Transcribe the material exactly. Images do not belong in the copy.
╭─ Recorded information
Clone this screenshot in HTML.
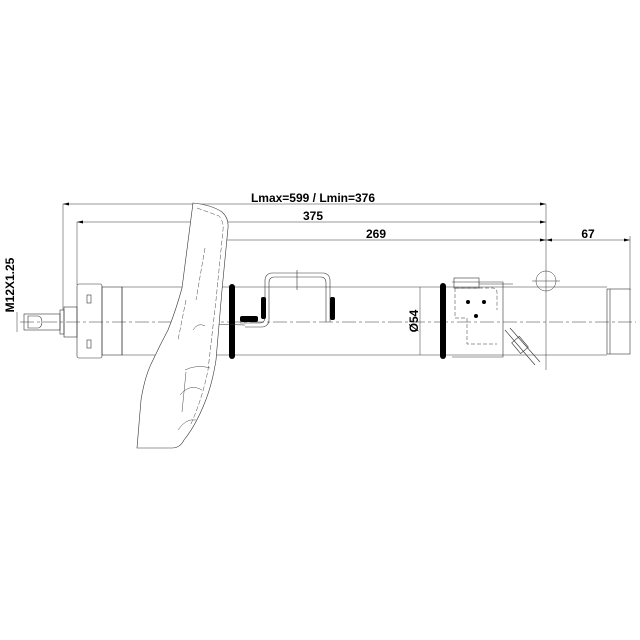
<!DOCTYPE html>
<html><head><style>html,body{margin:0;padding:0;background:#fff}svg{display:block}</style></head>
<body>
<svg width="640" height="640" viewBox="0 0 640 640" xmlns="http://www.w3.org/2000/svg" font-family="Liberation Sans, sans-serif" font-weight="bold" fill="none" stroke="#333" stroke-width="0.6">
<rect width="640" height="640" fill="#fff" stroke="none"/>
<g stroke-width="0.5">
<line x1="63" y1="204" x2="546" y2="204"/>
<line x1="77" y1="222" x2="546" y2="222"/>
<line x1="208" y1="240" x2="630" y2="240"/>
<line x1="63" y1="204" x2="63" y2="310"/>
<line x1="77" y1="222" x2="77" y2="285"/>
<line x1="208" y1="240" x2="208" y2="300"/>
<line x1="546" y1="204" x2="546" y2="370"/>
<line x1="630" y1="236" x2="630" y2="290"/>
<line x1="17" y1="312" x2="17" y2="332"/>
<line x1="420" y1="287" x2="420" y2="355"/>
</g>
<g fill="#000" stroke="none">
<polygon points="63,204 69,202.5 69,205.5"/>
<polygon points="546,204 540,202.5 540,205.5"/>
<polygon points="77,222 83,220.5 83,223.5"/>
<polygon points="546,222 540,220.5 540,223.5"/>
<polygon points="208,240 214,238.5 214,241.5"/>
<polygon points="546,240 540,238.5 540,241.5"/>
<polygon points="546,240 552,238.5 552,241.5"/>
<polygon points="630,240 624,238.5 624,241.5"/>
<text x="313" y="202" font-size="12" text-anchor="middle">Lmax=599 / Lmin=376</text>
<text x="313" y="220" font-size="12" text-anchor="middle">375</text>
<text x="376" y="238" font-size="12" text-anchor="middle">269</text>
<text x="588" y="238" font-size="12" text-anchor="middle">67</text>
<text transform="translate(14,285) rotate(-90)" font-size="12" text-anchor="middle">M12X1.25</text>
<text transform="translate(418,321) rotate(-90)" font-size="12" text-anchor="middle">Ø54</text>
</g>
<line x1="20" y1="322" x2="636" y2="322" stroke-width="0.5" stroke-dasharray="14,3,3,3"/>
<rect x="24" y="314" width="36" height="16"/>
<path d="M28,316 h10 a4,6 0 0 1 0,12 h-10z"/>
<rect x="60" y="310" width="4" height="24"/>
<rect x="64" y="307" width="13" height="30"/>
<rect x="77" y="284" width="25" height="74" rx="2"/>
<rect x="87" y="295" width="4" height="8"/><rect x="87" y="340" width="4" height="8"/>
<rect x="102" y="287" width="20" height="68"/>
<line x1="122" y1="287" x2="607" y2="287"/>
<line x1="122" y1="355" x2="607" y2="355"/>
<line x1="122" y1="287" x2="122" y2="355"/>
<rect x="607" y="289" width="23" height="65"/>
<line x1="610" y1="289" x2="610" y2="354"/>
<rect x="229" y="284" width="6" height="75" rx="3" fill="#000" stroke="none"/>
<rect x="440" y="283" width="6" height="76" rx="3" fill="#000" stroke="none"/>
<path d="M240,323 h20 a5,5 0 0 0 5,-5 v-38 a7,7 0 0 1 7,-7 h51 a7,7 0 0 1 7,7 v42"/>
<path d="M245,327 h17 a7,7 0 0 0 7,-7 v-38 a5,5 0 0 1 5,-5 h47 a5,5 0 0 1 5,5 v40"/>
<line x1="297" y1="270" x2="297" y2="290"/>
<rect x="261" y="297" width="5" height="22" rx="2" fill="#000" stroke="none"/>
<rect x="330" y="297" width="5" height="23" rx="2" fill="#000" stroke="none"/>
<rect x="240" y="316" width="18" height="6" rx="2" fill="#000" stroke="none"/>
<line x1="210" y1="324" x2="245" y2="325"/>
<path d="M193,203 Q212,205 222,212 Q229,218 228,228 L222,290 L216,360 Q212,385 205,402 Q196,425 184,440 Q180,448 172,448 L137,448 L141,400 Q145,375 153,360 Q160,345 168,330 Q176,310 182,288 Z" fill="#fff"/>
<path d="M197,208 L219,216 Q224,222 223,230 L216,300 L208,370 Q202,400 190,426" stroke-dasharray="5,2" stroke-width="0.45"/>
<path d="M186,300 L178,340 M205,248 L196,300" stroke-dasharray="5,2" stroke-width="0.45"/>
<path d="M193,330 q5,-8 12,-4 M185,370 q12,-6 25,-2 M180,395 q10,-12 22,-5 M178,430 q8,-12 18,-10 M186,372 l-4,40" stroke-width="0.45"/>
<path d="M452,282 h51 v75 h-51"/>
<path d="M455,288 h38 a4,4 0 0 1 4,4 v18 M455,288 v30 h12 v26 h30" stroke-dasharray="4,2" stroke-width="0.5"/>
<rect x="454" y="278" width="25" height="10"/>
<line x1="479" y1="284" x2="513" y2="284"/>
<g fill="#000" stroke="none"><circle cx="468" cy="302" r="2"/><circle cx="484" cy="302" r="2"/><circle cx="476" cy="316" r="2"/></g>
<path d="M505,330 L535,365 M510,328 L540,362" stroke-width="0.6"/>
<rect x="515" y="338" width="10" height="14" transform="rotate(-40 520 345)"/>
<circle cx="546" cy="281" r="10" stroke-width="0.5"/>
<line x1="532" y1="281" x2="560" y2="281" stroke-width="0.5"/>
</svg>
</body></html>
╰─
_Answer to the problem_
Clone this screenshot in HTML.
<!DOCTYPE html>
<html><head><style>html,body{margin:0;padding:0;background:#fff}svg{display:block}</style></head>
<body>
<svg width="640" height="640" viewBox="0 0 640 640" xmlns="http://www.w3.org/2000/svg" font-family="Liberation Sans, sans-serif" font-weight="bold" fill="none" stroke="#333" stroke-width="0.6">
<rect width="640" height="640" fill="#fff" stroke="none"/>
<g stroke-width="0.5">
<line x1="63" y1="204" x2="546" y2="204"/>
<line x1="77" y1="222" x2="546" y2="222"/>
<line x1="208" y1="240" x2="630" y2="240"/>
<line x1="63" y1="204" x2="63" y2="310"/>
<line x1="77" y1="222" x2="77" y2="285"/>
<line x1="208" y1="240" x2="208" y2="300"/>
<line x1="546" y1="204" x2="546" y2="370"/>
<line x1="630" y1="236" x2="630" y2="290"/>
<line x1="17" y1="312" x2="17" y2="332"/>
<line x1="420" y1="287" x2="420" y2="355"/>
</g>
<g fill="#000" stroke="none">
<polygon points="63,204 69,202.5 69,205.5"/>
<polygon points="546,204 540,202.5 540,205.5"/>
<polygon points="77,222 83,220.5 83,223.5"/>
<polygon points="546,222 540,220.5 540,223.5"/>
<polygon points="208,240 214,238.5 214,241.5"/>
<polygon points="546,240 540,238.5 540,241.5"/>
<polygon points="546,240 552,238.5 552,241.5"/>
<polygon points="630,240 624,238.5 624,241.5"/>
<text x="313" y="202" font-size="12" text-anchor="middle">Lmax=599 / Lmin=376</text>
<text x="313" y="220" font-size="12" text-anchor="middle">375</text>
<text x="376" y="238" font-size="12" text-anchor="middle">269</text>
<text x="588" y="238" font-size="12" text-anchor="middle">67</text>
<text transform="translate(14,285) rotate(-90)" font-size="12" text-anchor="middle">M12X1.25</text>
<text transform="translate(418,321) rotate(-90)" font-size="12" text-anchor="middle">Ø54</text>
</g>
<line x1="20" y1="322" x2="636" y2="322" stroke-width="0.5" stroke-dasharray="14,3,3,3"/>
<rect x="24" y="314" width="36" height="16"/>
<path d="M28,316 h10 a4,6 0 0 1 0,12 h-10z"/>
<rect x="60" y="310" width="4" height="24"/>
<rect x="64" y="307" width="13" height="30"/>
<rect x="77" y="284" width="25" height="74" rx="2"/>
<rect x="87" y="295" width="4" height="8"/><rect x="87" y="340" width="4" height="8"/>
<rect x="102" y="287" width="20" height="68"/>
<line x1="122" y1="287" x2="607" y2="287"/>
<line x1="122" y1="355" x2="607" y2="355"/>
<line x1="122" y1="287" x2="122" y2="355"/>
<rect x="607" y="289" width="23" height="65"/>
<line x1="610" y1="289" x2="610" y2="354"/>
<rect x="229" y="284" width="6" height="75" rx="3" fill="#000" stroke="none"/>
<rect x="440" y="283" width="6" height="76" rx="3" fill="#000" stroke="none"/>
<path d="M240,323 h20 a5,5 0 0 0 5,-5 v-38 a7,7 0 0 1 7,-7 h51 a7,7 0 0 1 7,7 v42"/>
<path d="M245,327 h17 a7,7 0 0 0 7,-7 v-38 a5,5 0 0 1 5,-5 h47 a5,5 0 0 1 5,5 v40"/>
<line x1="297" y1="270" x2="297" y2="290"/>
<rect x="261" y="297" width="5" height="22" rx="2" fill="#000" stroke="none"/>
<rect x="330" y="297" width="5" height="23" rx="2" fill="#000" stroke="none"/>
<rect x="240" y="316" width="18" height="6" rx="2" fill="#000" stroke="none"/>
<line x1="210" y1="324" x2="245" y2="325"/>
<path d="M193,203 Q212,205 222,212 Q229,218 228,228 L222,290 L216,360 Q212,385 205,402 Q196,425 184,440 Q180,448 172,448 L137,448 L141,400 Q145,375 153,360 Q160,345 168,330 Q176,310 182,288 Z" fill="#fff"/>
<path d="M197,208 L219,216 Q224,222 223,230 L216,300 L208,370 Q202,400 190,426" stroke-dasharray="5,2" stroke-width="0.45"/>
<path d="M186,300 L178,340 M205,248 L196,300" stroke-dasharray="5,2" stroke-width="0.45"/>
<path d="M193,330 q5,-8 12,-4 M185,370 q12,-6 25,-2 M180,395 q10,-12 22,-5 M178,430 q8,-12 18,-10 M186,372 l-4,40" stroke-width="0.45"/>
<path d="M452,282 h51 v75 h-51"/>
<path d="M455,288 h38 a4,4 0 0 1 4,4 v18 M455,288 v30 h12 v26 h30" stroke-dasharray="4,2" stroke-width="0.5"/>
<rect x="454" y="278" width="25" height="10"/>
<line x1="479" y1="284" x2="513" y2="284"/>
<g fill="#000" stroke="none"><circle cx="468" cy="302" r="2"/><circle cx="484" cy="302" r="2"/><circle cx="476" cy="316" r="2"/></g>
<path d="M505,330 L535,365 M510,328 L540,362" stroke-width="0.6"/>
<rect x="515" y="338" width="10" height="14" transform="rotate(-40 520 345)"/>
<circle cx="546" cy="281" r="10" stroke-width="0.5"/>
<line x1="532" y1="281" x2="560" y2="281" stroke-width="0.5"/>
</svg>
</body></html>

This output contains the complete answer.